Pictures are to be left out. Copy exactly the lines from the one containing "Give me the React, TypeScript" to the one containing "import * as", both ends kept.

======== Data ========

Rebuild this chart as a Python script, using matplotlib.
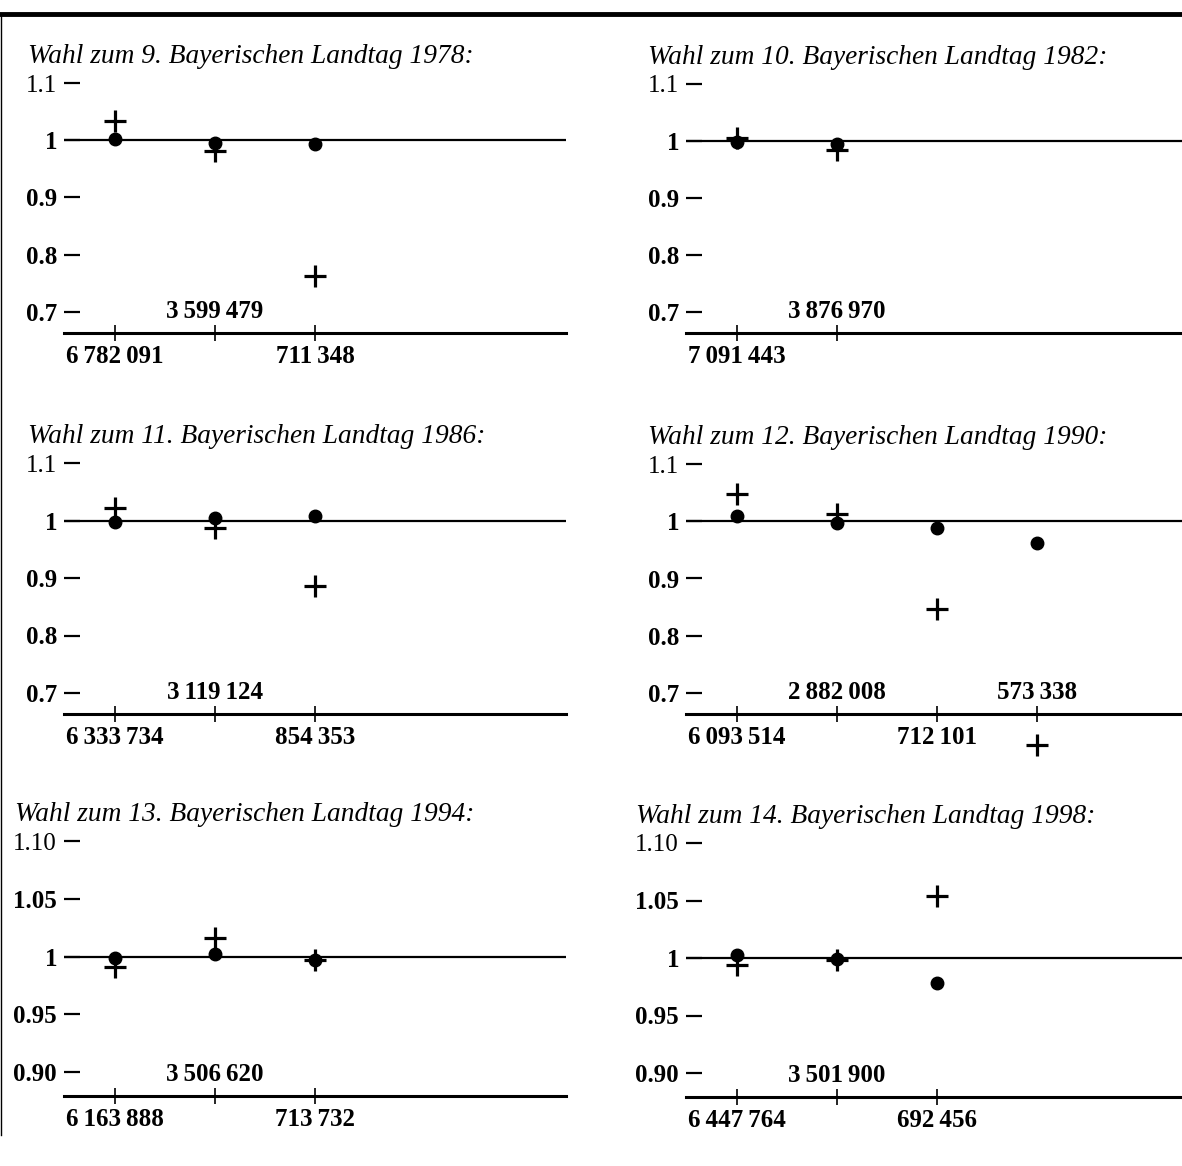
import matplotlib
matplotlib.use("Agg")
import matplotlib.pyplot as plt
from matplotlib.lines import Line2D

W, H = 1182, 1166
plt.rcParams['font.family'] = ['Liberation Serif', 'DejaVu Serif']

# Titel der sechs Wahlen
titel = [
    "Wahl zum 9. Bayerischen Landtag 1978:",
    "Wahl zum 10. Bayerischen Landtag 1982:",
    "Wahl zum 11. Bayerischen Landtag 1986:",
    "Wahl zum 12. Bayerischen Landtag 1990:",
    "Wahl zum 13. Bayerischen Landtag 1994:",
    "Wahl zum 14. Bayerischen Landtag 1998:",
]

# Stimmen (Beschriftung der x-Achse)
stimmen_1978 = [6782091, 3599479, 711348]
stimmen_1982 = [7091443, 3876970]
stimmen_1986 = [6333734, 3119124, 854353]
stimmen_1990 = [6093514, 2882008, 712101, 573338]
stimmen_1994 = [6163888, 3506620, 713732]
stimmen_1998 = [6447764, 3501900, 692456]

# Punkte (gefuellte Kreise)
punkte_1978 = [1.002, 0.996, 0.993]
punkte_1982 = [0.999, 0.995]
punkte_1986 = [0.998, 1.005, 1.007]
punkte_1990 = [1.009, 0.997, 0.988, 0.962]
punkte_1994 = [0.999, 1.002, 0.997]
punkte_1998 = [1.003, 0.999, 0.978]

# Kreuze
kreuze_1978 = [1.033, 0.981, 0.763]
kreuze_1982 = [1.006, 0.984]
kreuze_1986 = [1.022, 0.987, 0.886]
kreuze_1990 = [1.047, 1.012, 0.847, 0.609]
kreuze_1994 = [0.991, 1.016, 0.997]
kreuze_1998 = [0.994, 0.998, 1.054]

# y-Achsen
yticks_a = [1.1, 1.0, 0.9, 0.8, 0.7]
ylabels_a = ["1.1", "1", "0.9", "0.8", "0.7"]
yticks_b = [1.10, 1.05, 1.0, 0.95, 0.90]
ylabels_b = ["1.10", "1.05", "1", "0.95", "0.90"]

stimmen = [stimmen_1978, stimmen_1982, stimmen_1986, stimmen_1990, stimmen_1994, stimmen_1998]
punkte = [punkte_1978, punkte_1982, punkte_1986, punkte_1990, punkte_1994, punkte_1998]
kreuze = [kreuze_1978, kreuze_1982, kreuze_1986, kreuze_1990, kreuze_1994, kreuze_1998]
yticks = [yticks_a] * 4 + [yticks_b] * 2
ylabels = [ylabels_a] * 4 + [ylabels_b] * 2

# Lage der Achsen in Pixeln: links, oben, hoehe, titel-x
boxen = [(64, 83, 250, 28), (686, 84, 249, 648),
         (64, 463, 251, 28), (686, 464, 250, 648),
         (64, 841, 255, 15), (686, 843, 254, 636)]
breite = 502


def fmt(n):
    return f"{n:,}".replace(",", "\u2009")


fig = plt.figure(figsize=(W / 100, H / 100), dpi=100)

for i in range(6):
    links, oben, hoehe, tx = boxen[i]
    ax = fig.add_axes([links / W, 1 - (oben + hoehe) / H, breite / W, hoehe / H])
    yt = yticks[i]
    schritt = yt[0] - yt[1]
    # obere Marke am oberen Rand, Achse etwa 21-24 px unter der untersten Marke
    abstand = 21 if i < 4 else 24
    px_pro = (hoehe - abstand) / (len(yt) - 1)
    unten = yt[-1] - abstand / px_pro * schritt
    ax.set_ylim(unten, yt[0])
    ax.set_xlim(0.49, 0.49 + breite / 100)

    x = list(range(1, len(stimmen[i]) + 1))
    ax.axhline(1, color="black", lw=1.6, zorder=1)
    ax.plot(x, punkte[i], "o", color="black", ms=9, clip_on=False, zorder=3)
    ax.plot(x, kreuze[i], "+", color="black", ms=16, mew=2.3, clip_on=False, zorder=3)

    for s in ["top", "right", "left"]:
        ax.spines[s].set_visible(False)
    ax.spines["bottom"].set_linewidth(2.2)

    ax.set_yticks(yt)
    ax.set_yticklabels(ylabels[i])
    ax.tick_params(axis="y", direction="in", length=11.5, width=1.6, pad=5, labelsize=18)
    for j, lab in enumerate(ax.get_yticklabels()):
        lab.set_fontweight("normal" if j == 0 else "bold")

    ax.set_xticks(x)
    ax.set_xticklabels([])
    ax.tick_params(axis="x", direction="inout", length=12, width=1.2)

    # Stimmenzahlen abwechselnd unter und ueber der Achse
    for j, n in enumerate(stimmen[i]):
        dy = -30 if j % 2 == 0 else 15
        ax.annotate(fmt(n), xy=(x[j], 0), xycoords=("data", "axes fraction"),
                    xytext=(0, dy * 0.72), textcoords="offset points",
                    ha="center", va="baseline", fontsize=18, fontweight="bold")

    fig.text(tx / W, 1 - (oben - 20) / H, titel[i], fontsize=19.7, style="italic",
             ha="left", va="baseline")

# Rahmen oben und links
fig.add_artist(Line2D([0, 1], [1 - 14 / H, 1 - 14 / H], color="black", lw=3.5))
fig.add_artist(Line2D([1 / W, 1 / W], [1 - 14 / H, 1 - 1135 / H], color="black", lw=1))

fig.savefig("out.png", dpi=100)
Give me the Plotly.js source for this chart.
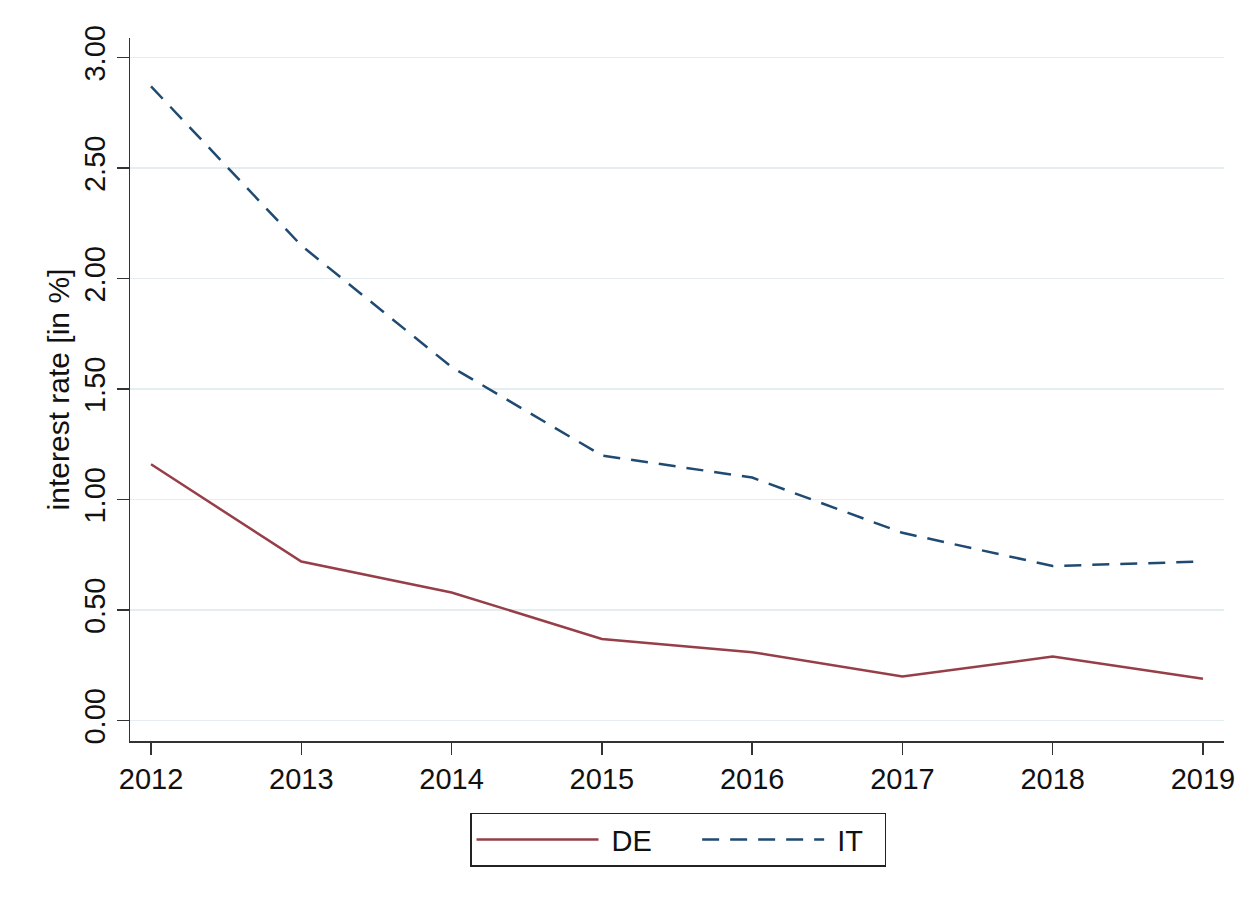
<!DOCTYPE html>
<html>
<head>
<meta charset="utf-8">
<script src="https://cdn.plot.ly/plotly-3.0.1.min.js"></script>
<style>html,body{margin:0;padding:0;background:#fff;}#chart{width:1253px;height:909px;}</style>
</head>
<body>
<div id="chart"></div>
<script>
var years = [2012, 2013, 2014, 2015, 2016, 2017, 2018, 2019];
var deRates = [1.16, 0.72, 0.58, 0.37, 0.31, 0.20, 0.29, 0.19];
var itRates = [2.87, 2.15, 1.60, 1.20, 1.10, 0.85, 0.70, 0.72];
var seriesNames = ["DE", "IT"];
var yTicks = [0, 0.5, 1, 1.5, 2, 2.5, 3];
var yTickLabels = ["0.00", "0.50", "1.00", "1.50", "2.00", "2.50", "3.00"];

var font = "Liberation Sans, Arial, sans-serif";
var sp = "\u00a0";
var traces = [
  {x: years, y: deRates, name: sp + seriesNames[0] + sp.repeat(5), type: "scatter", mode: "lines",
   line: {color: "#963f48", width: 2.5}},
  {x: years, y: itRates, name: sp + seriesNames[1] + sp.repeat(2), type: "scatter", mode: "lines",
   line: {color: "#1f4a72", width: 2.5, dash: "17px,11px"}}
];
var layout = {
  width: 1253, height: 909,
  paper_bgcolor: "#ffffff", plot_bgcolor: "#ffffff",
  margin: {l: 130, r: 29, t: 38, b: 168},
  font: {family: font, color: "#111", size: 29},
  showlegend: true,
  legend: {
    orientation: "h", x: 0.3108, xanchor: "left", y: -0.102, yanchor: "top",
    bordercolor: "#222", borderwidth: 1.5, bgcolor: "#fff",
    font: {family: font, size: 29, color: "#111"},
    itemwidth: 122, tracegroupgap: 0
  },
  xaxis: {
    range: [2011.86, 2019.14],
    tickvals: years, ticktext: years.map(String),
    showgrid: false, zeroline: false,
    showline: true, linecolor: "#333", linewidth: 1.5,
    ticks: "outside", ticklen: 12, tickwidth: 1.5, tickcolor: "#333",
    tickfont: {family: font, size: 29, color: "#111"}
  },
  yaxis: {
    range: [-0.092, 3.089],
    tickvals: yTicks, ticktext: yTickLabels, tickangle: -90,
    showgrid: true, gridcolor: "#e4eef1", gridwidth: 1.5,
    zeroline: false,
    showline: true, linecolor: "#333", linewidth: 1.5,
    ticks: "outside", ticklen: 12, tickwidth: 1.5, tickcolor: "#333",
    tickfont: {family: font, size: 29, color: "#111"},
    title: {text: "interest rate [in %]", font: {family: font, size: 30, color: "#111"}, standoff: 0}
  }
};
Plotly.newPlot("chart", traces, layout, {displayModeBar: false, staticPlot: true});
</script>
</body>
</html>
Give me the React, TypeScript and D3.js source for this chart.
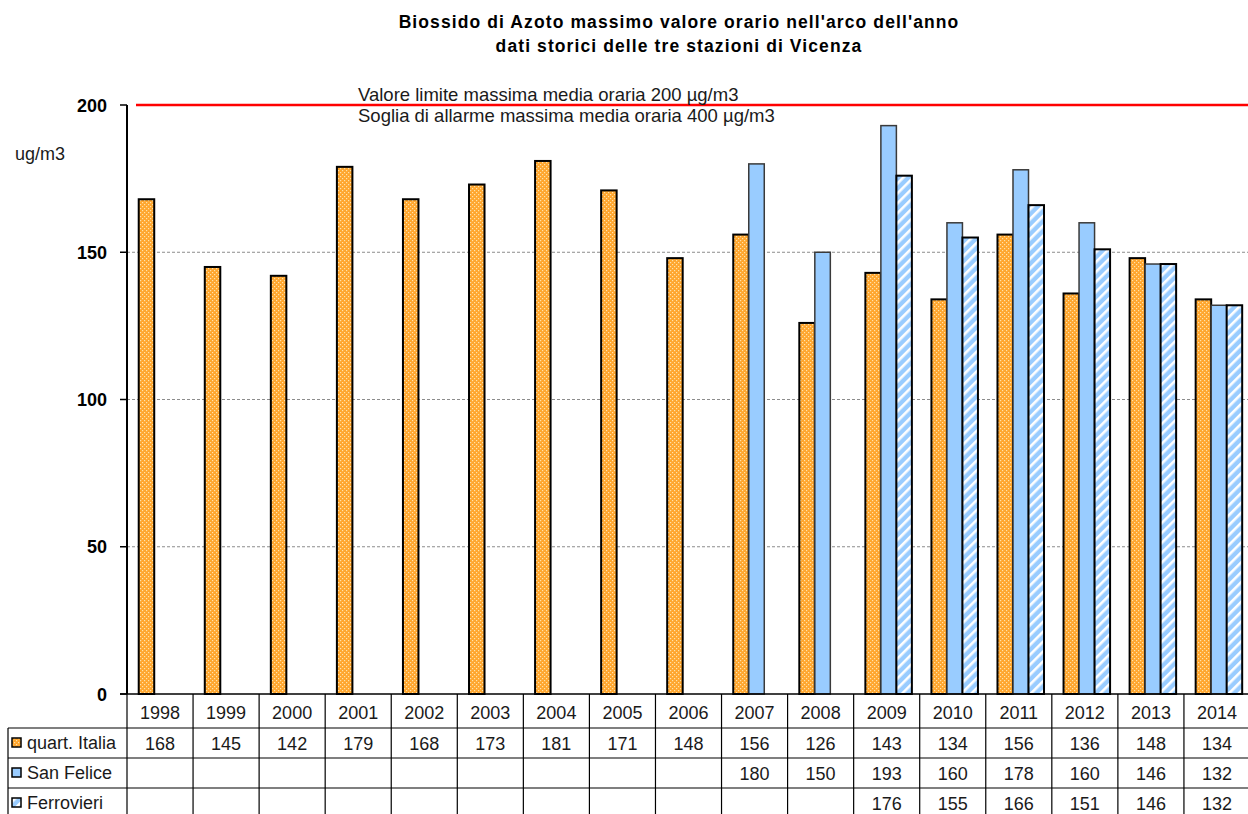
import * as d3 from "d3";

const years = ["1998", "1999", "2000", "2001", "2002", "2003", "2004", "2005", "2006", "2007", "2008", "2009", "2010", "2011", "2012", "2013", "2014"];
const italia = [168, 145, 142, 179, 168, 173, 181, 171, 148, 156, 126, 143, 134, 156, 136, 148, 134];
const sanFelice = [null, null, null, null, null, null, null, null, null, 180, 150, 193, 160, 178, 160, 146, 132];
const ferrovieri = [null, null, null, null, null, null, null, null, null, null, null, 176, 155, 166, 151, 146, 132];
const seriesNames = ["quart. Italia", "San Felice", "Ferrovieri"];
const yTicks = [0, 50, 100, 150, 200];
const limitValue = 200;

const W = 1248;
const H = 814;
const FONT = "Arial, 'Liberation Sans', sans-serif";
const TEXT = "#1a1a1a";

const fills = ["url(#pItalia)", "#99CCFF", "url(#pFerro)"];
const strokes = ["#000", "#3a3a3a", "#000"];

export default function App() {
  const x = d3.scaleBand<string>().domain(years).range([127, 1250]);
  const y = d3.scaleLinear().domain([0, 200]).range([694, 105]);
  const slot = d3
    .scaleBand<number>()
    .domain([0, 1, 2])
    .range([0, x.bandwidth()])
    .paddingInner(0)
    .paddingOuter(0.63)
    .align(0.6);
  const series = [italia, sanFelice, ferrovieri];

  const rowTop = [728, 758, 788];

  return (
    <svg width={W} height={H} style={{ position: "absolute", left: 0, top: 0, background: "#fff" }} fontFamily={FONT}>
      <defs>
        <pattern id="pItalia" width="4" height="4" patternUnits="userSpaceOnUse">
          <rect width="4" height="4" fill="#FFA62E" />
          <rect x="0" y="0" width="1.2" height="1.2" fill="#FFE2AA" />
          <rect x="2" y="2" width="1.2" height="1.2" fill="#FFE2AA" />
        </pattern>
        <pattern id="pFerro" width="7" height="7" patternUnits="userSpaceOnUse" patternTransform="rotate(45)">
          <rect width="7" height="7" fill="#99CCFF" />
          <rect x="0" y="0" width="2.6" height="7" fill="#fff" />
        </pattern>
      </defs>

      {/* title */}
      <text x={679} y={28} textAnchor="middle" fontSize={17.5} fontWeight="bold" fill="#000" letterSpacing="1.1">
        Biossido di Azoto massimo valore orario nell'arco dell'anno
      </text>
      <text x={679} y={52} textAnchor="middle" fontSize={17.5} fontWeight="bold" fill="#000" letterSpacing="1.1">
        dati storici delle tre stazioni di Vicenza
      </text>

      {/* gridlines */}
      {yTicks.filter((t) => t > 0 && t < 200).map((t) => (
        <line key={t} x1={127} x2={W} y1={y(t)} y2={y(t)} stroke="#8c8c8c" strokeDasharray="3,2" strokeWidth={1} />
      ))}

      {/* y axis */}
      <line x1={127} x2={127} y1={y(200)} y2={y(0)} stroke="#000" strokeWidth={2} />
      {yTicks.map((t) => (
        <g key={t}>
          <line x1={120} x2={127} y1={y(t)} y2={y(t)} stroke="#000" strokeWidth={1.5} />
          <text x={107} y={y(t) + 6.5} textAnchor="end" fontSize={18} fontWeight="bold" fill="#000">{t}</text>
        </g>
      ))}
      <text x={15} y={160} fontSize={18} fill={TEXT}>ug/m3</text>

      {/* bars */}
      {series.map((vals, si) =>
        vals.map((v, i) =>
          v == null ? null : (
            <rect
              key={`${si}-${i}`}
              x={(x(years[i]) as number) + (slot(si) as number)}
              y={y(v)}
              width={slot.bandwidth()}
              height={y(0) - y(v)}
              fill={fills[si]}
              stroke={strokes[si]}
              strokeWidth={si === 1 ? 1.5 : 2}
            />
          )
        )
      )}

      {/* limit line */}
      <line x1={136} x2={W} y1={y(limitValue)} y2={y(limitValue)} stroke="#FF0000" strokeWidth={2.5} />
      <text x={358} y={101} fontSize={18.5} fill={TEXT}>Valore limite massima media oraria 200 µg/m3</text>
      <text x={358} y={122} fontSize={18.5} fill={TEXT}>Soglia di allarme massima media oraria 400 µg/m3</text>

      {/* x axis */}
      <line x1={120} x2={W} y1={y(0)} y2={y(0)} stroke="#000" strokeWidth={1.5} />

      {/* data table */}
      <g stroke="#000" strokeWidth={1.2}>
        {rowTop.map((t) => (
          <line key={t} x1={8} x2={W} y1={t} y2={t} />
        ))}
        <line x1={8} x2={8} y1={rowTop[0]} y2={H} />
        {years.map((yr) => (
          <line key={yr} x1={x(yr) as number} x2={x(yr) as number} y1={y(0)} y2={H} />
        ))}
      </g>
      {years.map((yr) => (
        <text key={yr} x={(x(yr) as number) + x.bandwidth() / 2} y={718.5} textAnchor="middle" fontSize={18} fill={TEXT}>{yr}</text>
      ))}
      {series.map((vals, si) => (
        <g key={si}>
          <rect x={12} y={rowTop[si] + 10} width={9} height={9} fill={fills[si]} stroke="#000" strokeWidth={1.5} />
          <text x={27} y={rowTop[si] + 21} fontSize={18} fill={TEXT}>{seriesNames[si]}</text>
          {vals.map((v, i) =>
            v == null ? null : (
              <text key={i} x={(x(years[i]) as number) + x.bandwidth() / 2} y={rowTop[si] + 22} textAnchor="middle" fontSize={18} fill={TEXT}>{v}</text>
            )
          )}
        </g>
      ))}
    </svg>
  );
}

========

The solution:
Give me the React, TypeScript and D3.js source for this chart.
import * as d3 from "d3";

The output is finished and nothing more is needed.